Pour le premier ministre, la déclaration du chef conservateur s’apparente à un désaveu, car même s’il se doutait qu’il n’obtiendrait rien du gouvernement libéral en place, il aurait pu espérer l’appui du parti conservateur, qui pourrait prendre le pouvoir aux prochaines élections fédérales.

L’électorat québécois

En effet, depuis son élection comme chef, Andrew Scheer a quelquefois essayé de séduire l’électorat nationaliste québécois, orphelin après la chute du Bloc québécois, en lui faisant miroiter plus d’autonomie. Il avait par exemple proposé de laisser le Québec percevoir lui-même l’impôt fédéral, option réclamée à l’unanimité par les partis représentés à l’Assemblée nationale, mais exclue par le gouvernement Trudeau.  Il avait aussi annoncé qu’il mettrait fin à l’entente des tiers pays sûrs, qui facilite l’entrée illégale des immigrants en provenance des États-Unis et qui dissuade plusieurs d’entre eux de passer par le processus légal pour entrer au pays. Les trois partis d’opposition, dont la CAQ, avaient souligné qu’à cause de cette entente, le Québec recevait beaucoup plus d’immigrants, mais que le gouvernement fédéral ne l’aidait pas à absorber les coûts de leur intégration. Grâce à cette prise de position, les conservateurs avaient pu recruter plusieurs anciennes personnalités souverainistes, dont Michel Gauthier, un ancien chef du Bloc  Québécois.

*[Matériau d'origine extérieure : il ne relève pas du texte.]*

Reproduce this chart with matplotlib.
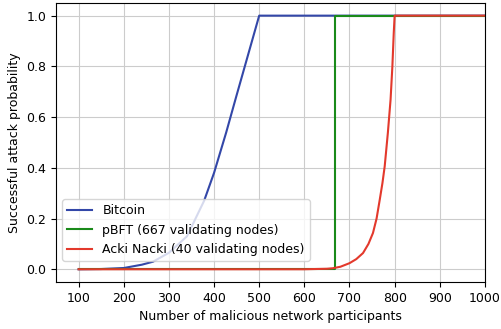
import matplotlib
matplotlib.use("Agg")
import matplotlib.pyplot as plt

# values
btc_n = [100, 150, 200, 240, 265, 300, 340, 378, 400, 427, 449, 471, 500, 1000]
btc_p = [0.0, 0.001, 0.005, 0.018, 0.03, 0.065, 0.13, 0.27, 0.38, 0.54, 0.68,
         0.818, 1.0, 1.0]

pbft_n = [100, 667, 667, 1000]
pbft_p = [0.0, 0.0, 1.0, 1.0]

acki_n = [100, 600, 650, 663, 680, 700, 715, 730, 742, 752, 760, 767, 773,
          778, 785, 791, 795, 798, 800, 1000]
acki_p = [0.0, 0.0, 0.002, 0.004, 0.01, 0.024, 0.04, 0.064, 0.1, 0.143, 0.2,
          0.274, 0.34, 0.406, 0.538, 0.669, 0.80, 0.93, 1.0, 1.0]

x_ticks = [100, 200, 300, 400, 500, 600, 700, 800, 900, 1000]

plt.rcParams["font.size"] = 9

fig, ax = plt.subplots(figsize=(5.02, 3.29), dpi=100)
fig.subplots_adjust(left=0.1116, right=0.966, top=0.991, bottom=0.143)

ax.plot(btc_n, btc_p, color="#3347a8", lw=1.5, label="Bitcoin")
ax.plot(pbft_n, pbft_p, color="#1a8a1a", lw=1.5,
        label="pBFT (667 validating nodes)")
ax.plot(acki_n, acki_p, color="#e3392c", lw=1.5,
        label="Acki Nacki (40 validating nodes)")

ax.set_xlim(50, 1000)
ax.set_ylim(-0.05, 1.05)
ax.set_xticks(x_ticks)
ax.grid(True, color="#cccccc")
ax.set_xlabel("Number of malicious network participants")
ax.set_ylabel("Successful attack probability")
ax.legend(loc="lower left", bbox_to_anchor=(0, 0.053))

plt.savefig("out.png", dpi=100)
plt.close(fig)
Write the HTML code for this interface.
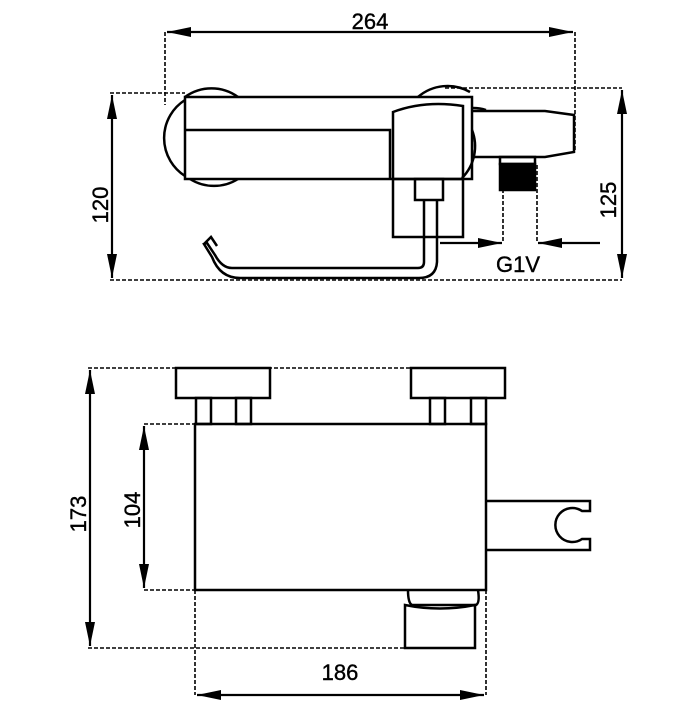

Il n’aurait donc pas été surprenant qu’Andrew Scheer accède aux demandes de François Legault, d’autant plus que les deux hommes s’adressent au même électorat. Les circonscriptions du Lac-Saint-Jean, de Québec et de la Beauce, les régions où les conservateurs détiennent des sièges en ce moment, ont voté avec une écrasante majorité pour la CAQ. Idem pour la couronne nord de Montréal, qui contient les derniers bastions bloquistes convoités par les conservateurs. Sheer a pourtant préféré passer son tour. En fait, celui qui risque le plus de bénéficier de la prise de position de Scheer est Maxime Bernier, le chef du nouveau Parti populaire du Canada, qui a pris fermement position en faveur d’une réduction de l’immigration. Andrew Scheer a beaucoup à perdre : si le Parti populaire est « populaire » aux élections de 2019, les conservateurs vont devoir composer avec la division des votes dans leurs circonscriptions québécoises.

D’ici là, François Legault n’a aucun moyen à sa disposition pour réaliser ses promesses sur l’immigration. Cela ne devrait pas trop lui poser de problèmes : il pourra toujours blâmer le gouvernement fédéral pour se justifier.